What better way can you invite criticism than to not only fail on your part in reaching your own goals, but to have that which you cast aside aid in achieving the goals of another group against which you compete? I struggle to think of a more profound scenario to bring down righteous indignation.
Unfortunately, that is where the Pittsburgh Steelers find themselves, though it would be a much different story had that not failed on their own. In a season filled with so much drama, one storyline in particular has attracted a certain segment, that being the saga of James Harrison and how it came to be that he was chasing down Blake Bortles not for Pittsburgh, but for the New England Patriots.
Now the Steelers are already working on signing players to Reserve/Future contracts and preparing for free agency and the draft while Harrison is with Tom Brady in preparation for, he hopes, winning the third ring of his NFL career.

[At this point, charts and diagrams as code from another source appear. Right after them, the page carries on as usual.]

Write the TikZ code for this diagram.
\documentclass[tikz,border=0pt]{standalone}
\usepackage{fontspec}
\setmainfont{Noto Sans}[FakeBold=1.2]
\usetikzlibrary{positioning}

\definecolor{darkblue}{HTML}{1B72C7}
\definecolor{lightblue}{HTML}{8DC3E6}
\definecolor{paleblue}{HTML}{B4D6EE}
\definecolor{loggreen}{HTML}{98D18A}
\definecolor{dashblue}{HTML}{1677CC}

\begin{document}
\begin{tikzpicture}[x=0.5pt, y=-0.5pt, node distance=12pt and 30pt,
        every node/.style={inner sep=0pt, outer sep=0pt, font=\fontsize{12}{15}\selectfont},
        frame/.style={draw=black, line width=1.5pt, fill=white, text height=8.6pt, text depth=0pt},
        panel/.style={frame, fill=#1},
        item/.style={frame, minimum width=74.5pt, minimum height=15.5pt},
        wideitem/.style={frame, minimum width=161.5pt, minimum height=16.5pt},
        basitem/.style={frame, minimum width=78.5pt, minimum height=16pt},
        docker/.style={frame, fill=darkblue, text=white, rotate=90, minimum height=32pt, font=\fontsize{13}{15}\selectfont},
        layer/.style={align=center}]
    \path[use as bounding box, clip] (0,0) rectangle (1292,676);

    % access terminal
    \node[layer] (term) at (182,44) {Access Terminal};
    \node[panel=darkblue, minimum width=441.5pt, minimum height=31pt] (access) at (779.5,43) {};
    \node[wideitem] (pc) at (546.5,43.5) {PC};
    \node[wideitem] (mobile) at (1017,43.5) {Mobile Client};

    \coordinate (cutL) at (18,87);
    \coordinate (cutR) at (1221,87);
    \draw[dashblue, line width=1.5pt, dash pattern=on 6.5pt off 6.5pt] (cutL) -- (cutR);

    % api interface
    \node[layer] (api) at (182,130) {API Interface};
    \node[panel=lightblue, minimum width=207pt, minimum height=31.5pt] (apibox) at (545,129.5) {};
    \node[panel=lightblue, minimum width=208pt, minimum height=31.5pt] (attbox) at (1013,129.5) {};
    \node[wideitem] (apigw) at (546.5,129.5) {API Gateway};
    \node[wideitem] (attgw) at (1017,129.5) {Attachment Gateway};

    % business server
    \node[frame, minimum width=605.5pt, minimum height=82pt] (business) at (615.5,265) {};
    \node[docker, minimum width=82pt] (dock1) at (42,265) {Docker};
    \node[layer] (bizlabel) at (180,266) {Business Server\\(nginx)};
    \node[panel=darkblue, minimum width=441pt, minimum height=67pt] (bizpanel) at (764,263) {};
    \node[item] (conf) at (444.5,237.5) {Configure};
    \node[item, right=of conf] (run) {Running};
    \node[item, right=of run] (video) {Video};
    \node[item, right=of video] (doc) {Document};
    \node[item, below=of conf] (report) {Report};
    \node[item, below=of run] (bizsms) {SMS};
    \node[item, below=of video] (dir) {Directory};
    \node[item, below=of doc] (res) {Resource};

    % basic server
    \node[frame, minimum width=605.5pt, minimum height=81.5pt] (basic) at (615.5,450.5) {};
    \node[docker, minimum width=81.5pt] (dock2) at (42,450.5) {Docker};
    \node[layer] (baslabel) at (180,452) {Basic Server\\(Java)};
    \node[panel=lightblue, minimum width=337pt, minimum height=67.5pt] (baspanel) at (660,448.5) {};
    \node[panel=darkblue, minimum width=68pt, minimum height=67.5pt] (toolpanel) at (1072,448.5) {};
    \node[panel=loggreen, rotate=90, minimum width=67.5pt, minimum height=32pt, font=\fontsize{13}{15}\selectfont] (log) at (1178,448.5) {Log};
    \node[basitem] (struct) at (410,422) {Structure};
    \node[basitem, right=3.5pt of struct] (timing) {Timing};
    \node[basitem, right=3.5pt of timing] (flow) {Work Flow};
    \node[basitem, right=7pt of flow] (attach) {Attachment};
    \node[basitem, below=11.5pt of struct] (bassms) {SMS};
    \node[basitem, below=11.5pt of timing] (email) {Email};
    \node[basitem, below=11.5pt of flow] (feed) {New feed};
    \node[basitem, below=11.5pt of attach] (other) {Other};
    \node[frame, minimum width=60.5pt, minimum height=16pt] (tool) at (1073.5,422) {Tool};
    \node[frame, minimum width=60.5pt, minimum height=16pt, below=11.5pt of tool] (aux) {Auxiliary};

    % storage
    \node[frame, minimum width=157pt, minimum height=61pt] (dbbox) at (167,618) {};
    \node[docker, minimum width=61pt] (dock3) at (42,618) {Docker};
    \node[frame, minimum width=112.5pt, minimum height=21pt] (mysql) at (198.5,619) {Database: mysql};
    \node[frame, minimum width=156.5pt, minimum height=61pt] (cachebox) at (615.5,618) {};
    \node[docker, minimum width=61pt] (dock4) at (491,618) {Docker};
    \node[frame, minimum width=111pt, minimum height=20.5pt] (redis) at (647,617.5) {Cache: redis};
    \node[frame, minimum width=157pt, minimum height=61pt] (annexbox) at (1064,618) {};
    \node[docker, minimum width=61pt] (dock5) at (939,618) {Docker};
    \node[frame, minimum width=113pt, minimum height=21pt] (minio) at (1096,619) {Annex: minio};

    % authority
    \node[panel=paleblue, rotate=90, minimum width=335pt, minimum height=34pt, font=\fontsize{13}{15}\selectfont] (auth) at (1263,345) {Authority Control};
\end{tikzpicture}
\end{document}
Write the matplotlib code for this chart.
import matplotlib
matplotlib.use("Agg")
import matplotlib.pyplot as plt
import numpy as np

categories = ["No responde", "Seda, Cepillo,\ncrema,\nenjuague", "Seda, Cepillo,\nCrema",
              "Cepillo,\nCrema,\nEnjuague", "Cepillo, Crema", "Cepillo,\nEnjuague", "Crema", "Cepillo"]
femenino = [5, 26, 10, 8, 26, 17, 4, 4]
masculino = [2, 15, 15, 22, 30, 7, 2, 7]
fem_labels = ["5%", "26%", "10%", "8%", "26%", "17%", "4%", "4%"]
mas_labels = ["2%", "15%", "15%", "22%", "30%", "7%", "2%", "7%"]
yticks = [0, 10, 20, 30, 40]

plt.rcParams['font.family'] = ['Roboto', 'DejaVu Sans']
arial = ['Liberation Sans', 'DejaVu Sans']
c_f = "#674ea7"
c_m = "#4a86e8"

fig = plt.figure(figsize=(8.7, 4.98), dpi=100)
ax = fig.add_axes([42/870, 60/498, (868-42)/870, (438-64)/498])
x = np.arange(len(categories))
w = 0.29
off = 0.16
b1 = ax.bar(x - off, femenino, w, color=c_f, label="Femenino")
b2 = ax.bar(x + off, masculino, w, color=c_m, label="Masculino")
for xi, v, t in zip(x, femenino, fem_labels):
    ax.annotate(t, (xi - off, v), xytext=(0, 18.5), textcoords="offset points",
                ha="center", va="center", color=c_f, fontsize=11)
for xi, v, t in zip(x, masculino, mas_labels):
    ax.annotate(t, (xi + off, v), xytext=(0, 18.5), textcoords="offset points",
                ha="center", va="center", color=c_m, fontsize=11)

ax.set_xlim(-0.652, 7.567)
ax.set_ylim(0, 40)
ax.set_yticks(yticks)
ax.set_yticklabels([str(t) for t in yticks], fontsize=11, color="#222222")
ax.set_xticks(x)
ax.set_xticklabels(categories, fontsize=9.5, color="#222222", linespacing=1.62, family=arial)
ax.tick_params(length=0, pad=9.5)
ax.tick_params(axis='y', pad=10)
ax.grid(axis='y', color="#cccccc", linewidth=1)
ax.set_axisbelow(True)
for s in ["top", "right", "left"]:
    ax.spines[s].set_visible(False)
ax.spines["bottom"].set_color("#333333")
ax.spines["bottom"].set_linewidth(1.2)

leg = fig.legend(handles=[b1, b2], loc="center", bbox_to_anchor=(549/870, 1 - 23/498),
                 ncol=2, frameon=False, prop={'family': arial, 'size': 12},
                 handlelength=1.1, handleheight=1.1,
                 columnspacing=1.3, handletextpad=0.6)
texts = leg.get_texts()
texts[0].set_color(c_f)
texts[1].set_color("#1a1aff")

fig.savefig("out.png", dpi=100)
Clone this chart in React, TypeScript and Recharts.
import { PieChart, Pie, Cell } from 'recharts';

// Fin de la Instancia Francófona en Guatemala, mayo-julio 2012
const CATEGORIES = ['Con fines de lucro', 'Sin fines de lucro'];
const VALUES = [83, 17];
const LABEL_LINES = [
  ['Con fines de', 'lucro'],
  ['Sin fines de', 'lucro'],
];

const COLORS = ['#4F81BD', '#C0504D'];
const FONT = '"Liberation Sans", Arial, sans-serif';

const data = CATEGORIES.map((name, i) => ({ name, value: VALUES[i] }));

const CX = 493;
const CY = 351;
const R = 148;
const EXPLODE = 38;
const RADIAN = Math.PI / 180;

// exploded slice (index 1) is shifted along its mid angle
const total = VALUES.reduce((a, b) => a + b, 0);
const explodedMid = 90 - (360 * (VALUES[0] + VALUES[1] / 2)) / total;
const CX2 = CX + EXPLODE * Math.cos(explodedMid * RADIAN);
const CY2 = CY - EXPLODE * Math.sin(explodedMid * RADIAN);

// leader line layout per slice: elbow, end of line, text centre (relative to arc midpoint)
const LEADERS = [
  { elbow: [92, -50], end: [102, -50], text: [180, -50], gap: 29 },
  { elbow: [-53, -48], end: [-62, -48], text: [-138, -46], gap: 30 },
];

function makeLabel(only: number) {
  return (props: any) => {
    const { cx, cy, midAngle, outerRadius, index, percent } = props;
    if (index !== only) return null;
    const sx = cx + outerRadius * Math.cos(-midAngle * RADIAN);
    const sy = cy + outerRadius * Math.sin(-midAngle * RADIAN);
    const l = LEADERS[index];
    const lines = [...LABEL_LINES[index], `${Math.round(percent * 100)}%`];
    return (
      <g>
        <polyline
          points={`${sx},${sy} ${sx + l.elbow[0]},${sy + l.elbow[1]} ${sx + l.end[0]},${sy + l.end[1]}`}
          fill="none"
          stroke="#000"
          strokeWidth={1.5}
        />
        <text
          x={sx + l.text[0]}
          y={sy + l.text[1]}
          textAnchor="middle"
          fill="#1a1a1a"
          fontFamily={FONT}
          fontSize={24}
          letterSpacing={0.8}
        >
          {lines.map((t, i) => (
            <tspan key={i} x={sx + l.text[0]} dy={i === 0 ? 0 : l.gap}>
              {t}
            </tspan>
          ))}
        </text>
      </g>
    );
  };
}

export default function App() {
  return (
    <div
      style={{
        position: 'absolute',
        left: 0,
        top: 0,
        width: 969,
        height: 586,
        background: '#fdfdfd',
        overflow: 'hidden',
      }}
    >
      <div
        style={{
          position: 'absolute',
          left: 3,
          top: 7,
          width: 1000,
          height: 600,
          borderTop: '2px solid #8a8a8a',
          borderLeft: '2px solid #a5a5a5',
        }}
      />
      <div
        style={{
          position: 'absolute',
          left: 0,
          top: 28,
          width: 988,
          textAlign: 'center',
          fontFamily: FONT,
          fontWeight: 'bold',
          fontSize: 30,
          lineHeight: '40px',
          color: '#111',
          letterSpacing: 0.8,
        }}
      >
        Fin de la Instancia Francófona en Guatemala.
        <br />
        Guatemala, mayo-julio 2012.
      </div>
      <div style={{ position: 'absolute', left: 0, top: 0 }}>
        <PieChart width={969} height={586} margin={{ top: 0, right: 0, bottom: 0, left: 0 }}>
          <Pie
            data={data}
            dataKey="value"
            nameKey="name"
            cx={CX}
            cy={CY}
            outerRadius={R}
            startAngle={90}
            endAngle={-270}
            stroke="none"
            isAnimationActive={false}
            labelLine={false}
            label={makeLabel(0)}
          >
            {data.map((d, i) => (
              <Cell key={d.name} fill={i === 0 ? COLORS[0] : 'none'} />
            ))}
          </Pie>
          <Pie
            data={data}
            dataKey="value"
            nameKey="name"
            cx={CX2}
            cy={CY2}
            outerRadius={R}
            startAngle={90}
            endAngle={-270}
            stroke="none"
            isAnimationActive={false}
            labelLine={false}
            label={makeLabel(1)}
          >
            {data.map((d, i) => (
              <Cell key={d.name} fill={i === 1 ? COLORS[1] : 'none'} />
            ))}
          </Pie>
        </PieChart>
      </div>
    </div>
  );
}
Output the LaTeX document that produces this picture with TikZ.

We will never know the full story, as there will inevitably be a mixture of half-truths coming from both sides of the equation. Harrison feels as though he was promised playing time that he did not receive, and even into the season he was manipulated into believing that he would play, only to not see the field.
According to other reports, this knowledge, coupled with his repeated requests to be released, led to him becoming an insubordinate, either not attending meetings or falling asleep in meetings and generally not being a participant in the position group.
Bud Dupree was among those who had the harshest words for him, but they have often fallen on deaf ears simply because Dupree is not very well-respected by many fans based on his performance.
Harrison clearly did not return to Pittsburgh believing that he would spend the vast majority of his time sitting on the sidelines. Many fault the Steelers for the way in which they handled him. Many continue to fault Harrison for the way that they handled himself.
But as we sit at the eve of Harrison playing in a Super Bowl with the Patriots, and the Steelers sit at home preparing to watch along with everybody else after being eliminated by the team that New England just eliminated, the focus has come not on how things ended, but how they began.
With the drafting and development of T.J. Watt, who was used frequently for his coverage ability, Harrison was receiving very little playing time, but most tend to be of the belief that he should have been seeing playing time.
The 39-year-old has seen more than twice the amount of playing time in three games with the Patriots than he did in 14 games with the Steelers. And he even saw some snaps on special teams, which was a frequently-cited reason for his being inactive at times—cited, in full disclosure, by myself.
There is certainly room for criticism on the part of the Steelers for the way that their relationship with Harrison soured. There is plenty of room for criticism on the part of Harrison for the way that he conducted himself. Why did it end up this way? We may never have a complete picture. We can only witness the aftermath.